To save enough money from their bonus pool allotment to squeeze in Allan, the Mets drafted seven consecutive college seniors — who had little bargaining leverage — after plucking the 18-year-old pitcher.
In other words, they put a lot of eggs in one basket.
“He is a tremendous high school talent. He’s somebody that we really manipulated our entire draft to try to bring into the organization,” first-year general manager Brodie Van Wagenen said. “This particular pitcher has a chance to be a No. 1 or No. 2 starter. An opportunity like that doesn’t present itself very often, and to take a pretty aggressive and unique draft strategy for the rest of the way, picks 4 through 10, is something that we were pretty eager and excited to pull off.”
It wasn’t an entirely novel idea — other clubs have taken similar approaches in targeting a certain player under the current rules for signing draft picks.
But the Mets really went all in with their long run on college seniors, and some might call it risky.
“I think there are very few impact talents in any given draft, and it is a rare opportunity for a team to have a chance to get more than one of those impact talents,” Van Wagenen said. “The fact that we were able to get three is something we’re very proud of.”
In the end, Allan gave up his college commitment to Florida to sign with the Mets for well above his slot value of $667,900.
“Once kind of the situation was put in front of me, it was too good to pass up,” he said. “I’m super excited.”
After making their move for Allan on the second day of the draft, the Mets maintained they were confident they’d be able to strike a deal with him.
But did they jeopardize the depth in this class by focusing so heavily on one player?
“I don’t view it as a risk, I view it as an opportunity,” amateur scouting director Marc Tramuta said. “I think anytime you go into a draft, you’re looking for impact. And I think we got impact with those first three picks. Will we get some out of 4-10? We’ll see. But I think anytime you go in and you can add this kind of talent to your system at the top of the draft, I think you should do that every year.”
The 6-foot-3, 225-pound Allan pitched a perfect game with 17 strikeouts in the Florida district semifinals and helped his school win a state championship.
Allan wore a Mets jersey as he was introduced to media members in the dugout Friday afternoon.
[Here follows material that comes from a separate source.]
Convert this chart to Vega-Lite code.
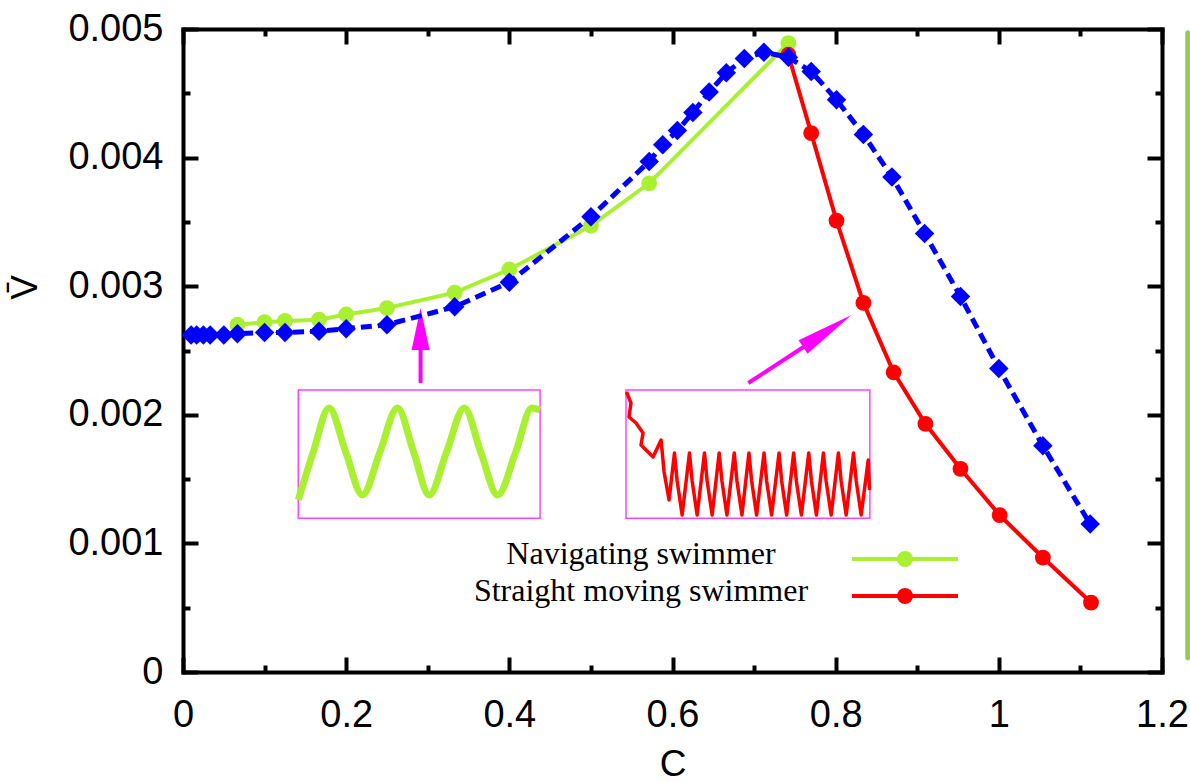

He will report to the club’s complex in Port St. Lucie, Florida, to begin his pro career in the rookie-level Gulf Coast League.
“I know it’s going to be a grind, but at the end of the day this is something that I love doing and this is what I want to do, obviously, when I grow up,” Allan said. “I’m just going to try to enjoy every second of it.
“I really just want to learn so I can get here as fast as I can.”